During the peace process that began with the signing of the Oslo accords in 1993, most Israeli opinion-makers had come around to the idea that the Palestinians should have their own country. Even Ariel Sharon, then in opposition, said it was inevitable.
Just before the uprising, at the Camp David summit, the government of Ehud Barak sketched out a deal that would have given the Palestinians most of what they want: an independent state on most of the West Bank and Gaza Strip, as well as a share in Jerusalem.
The second intifada wiped out all that progress overnight. It led directly to the end of the Oslo process and the election of the hard-line Mr. Sharon. Now it has brought the reoccupation of some Palestinian towns and refugee camps. Israelis may feel less secure, but they also feel far less inclined to live beside a Palestinian state -- controlled, as they see it, by people who want to exterminate them.
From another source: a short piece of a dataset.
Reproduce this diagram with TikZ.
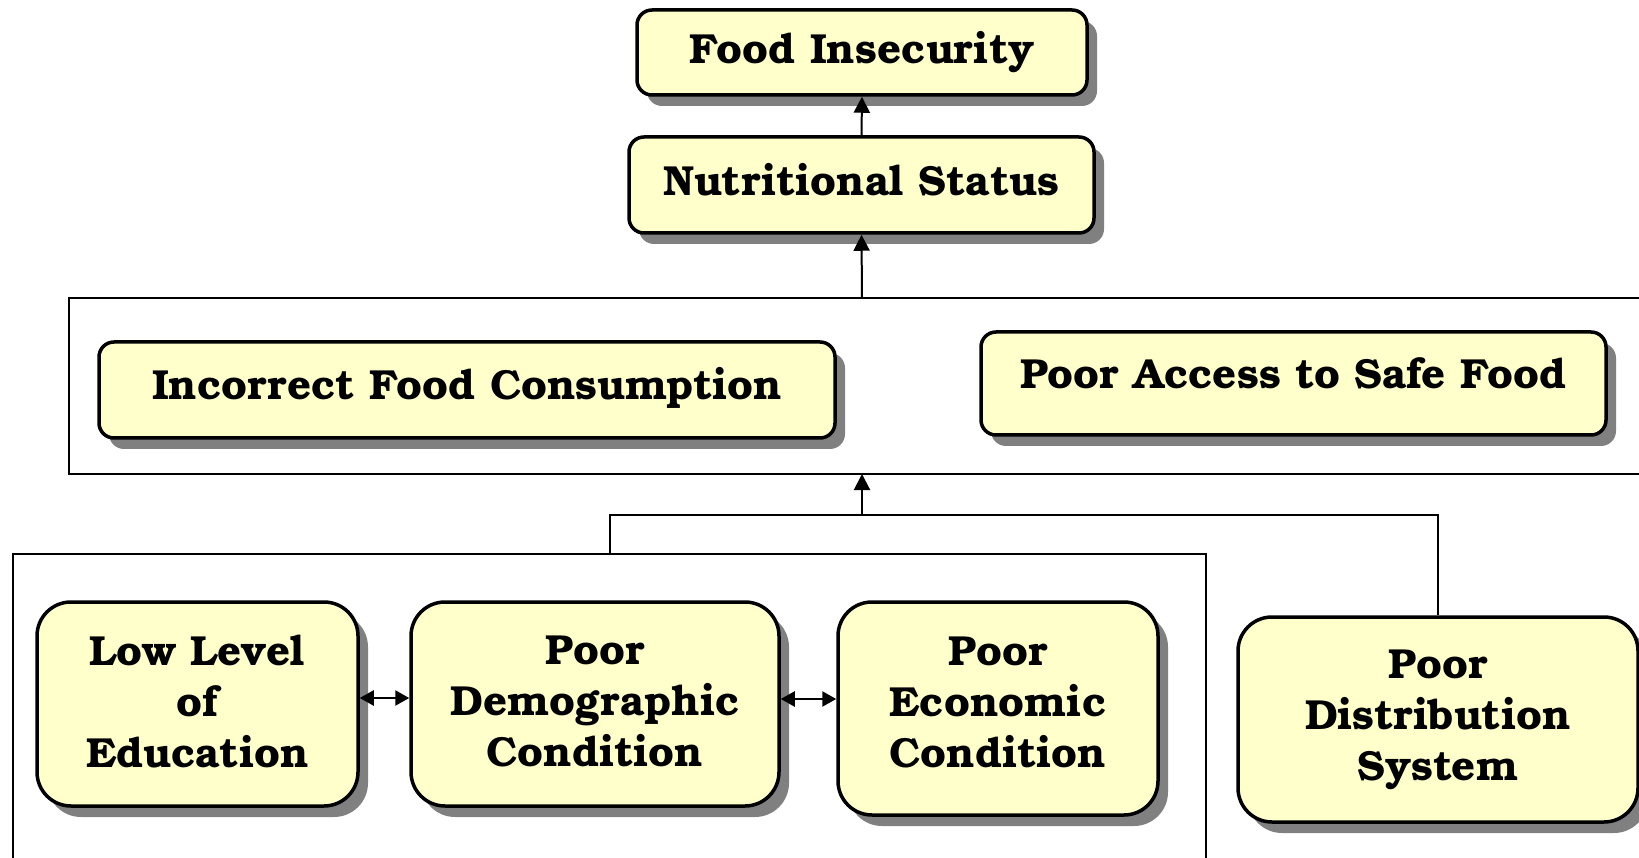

Of course, most Palestinians don't give a fig for Israeli public opinion. They would like to drive the Israelis from the land. If that fails, they hope the international community will do it for them, by sending a peacekeeping force that would act as cover for the creation of a free Palestine. Israelis call this the 'Kosovo strategy.' If the Kosovo Albanians could drag NATO into their conflict with the Serbs and emerge with their own de facto homeland, why shouldn't it work for the Palestinians?
This is a fantasy, too. No foreign cavalry is going to ride to Yasser Arafat's rescue. The United Nations may pass a thousand more earnest resolutions, but no foreign power could (or should) force Israel to accept an outcome that it cannot live with.
Whether Palestinians like it or not, the only way they will achieve their homeland is through negotiations with Israel. And the only way to bring Israel to the table is to convince Israelis that they could live in peace beside a Palestinian state. The uprising has had precisely the opposite effect.
Yes, a Palestinian state is the solution. But negotiation -- not terror -- is the way to achieve it.